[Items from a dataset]

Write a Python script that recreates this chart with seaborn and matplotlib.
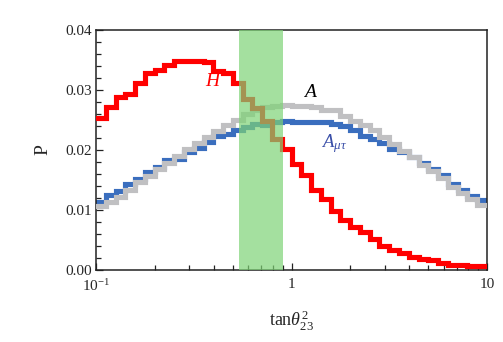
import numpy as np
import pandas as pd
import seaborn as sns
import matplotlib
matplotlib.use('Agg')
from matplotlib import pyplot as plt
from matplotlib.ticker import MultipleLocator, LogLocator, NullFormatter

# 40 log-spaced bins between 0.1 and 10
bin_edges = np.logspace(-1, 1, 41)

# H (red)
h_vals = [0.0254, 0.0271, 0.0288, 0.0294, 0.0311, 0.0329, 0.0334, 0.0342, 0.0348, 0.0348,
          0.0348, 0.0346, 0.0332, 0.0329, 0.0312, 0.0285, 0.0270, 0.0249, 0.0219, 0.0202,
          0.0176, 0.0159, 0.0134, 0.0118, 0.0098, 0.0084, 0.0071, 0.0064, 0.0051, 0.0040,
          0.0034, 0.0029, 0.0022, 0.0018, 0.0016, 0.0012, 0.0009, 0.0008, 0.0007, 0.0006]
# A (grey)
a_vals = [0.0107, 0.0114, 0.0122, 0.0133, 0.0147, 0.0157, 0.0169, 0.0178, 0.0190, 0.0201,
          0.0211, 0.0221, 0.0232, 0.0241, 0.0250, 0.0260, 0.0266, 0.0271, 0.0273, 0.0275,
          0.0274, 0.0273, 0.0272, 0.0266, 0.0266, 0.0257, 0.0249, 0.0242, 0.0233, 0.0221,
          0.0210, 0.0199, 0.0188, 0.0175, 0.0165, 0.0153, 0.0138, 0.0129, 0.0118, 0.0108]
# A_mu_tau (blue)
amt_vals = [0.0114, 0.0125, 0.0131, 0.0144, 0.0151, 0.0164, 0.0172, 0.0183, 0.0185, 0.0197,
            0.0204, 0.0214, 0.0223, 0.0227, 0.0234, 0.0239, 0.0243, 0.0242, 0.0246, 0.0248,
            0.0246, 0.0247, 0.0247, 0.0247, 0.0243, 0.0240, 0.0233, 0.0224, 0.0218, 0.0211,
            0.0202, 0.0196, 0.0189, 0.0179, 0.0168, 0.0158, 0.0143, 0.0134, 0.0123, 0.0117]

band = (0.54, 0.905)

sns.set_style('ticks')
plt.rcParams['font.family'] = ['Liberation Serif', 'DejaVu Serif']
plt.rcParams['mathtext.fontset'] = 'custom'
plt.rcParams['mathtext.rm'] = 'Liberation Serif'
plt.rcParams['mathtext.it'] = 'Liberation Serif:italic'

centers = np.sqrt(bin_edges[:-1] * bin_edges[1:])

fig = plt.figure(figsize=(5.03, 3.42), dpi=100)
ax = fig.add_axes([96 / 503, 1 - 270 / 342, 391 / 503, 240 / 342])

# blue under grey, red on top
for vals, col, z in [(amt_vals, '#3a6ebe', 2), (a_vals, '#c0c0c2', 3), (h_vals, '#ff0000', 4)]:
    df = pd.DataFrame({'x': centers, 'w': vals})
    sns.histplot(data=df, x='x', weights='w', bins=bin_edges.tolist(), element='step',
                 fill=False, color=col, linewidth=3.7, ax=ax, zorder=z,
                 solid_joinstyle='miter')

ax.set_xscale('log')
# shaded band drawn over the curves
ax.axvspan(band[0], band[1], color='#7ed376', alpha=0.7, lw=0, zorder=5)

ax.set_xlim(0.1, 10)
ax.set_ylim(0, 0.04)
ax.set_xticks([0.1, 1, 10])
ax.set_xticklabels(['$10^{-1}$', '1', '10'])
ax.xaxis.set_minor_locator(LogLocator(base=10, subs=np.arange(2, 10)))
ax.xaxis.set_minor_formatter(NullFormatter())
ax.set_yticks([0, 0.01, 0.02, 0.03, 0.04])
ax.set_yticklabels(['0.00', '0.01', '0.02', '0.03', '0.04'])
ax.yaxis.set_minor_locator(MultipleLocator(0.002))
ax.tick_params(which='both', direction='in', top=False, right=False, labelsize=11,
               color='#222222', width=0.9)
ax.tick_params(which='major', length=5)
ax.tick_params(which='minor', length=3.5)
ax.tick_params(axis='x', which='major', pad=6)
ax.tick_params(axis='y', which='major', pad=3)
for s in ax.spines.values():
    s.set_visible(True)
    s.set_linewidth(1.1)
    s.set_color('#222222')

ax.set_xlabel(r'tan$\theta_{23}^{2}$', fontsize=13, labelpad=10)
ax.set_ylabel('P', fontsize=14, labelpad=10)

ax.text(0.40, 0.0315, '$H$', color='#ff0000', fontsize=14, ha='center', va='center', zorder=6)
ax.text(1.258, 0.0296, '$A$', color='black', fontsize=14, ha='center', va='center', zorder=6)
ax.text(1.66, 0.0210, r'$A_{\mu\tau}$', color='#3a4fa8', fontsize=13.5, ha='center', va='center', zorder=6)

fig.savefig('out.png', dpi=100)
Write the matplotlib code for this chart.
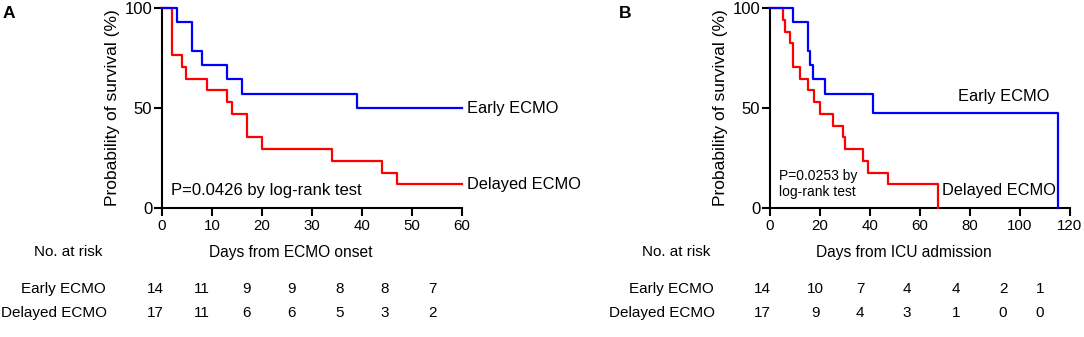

Directive. Repeat only the lines between the top of the entries above and the line containing "bin_edges = np.logspace(-1, 1, 41)", both ends included, without the pictures.

Task result.
Write a Python script that recreates this chart with seaborn and matplotlib.
import numpy as np
import pandas as pd
import seaborn as sns
import matplotlib
matplotlib.use('Agg')
from matplotlib import pyplot as plt
from matplotlib.ticker import MultipleLocator, LogLocator, NullFormatter

# 40 log-spaced bins between 0.1 and 10
bin_edges = np.logspace(-1, 1, 41)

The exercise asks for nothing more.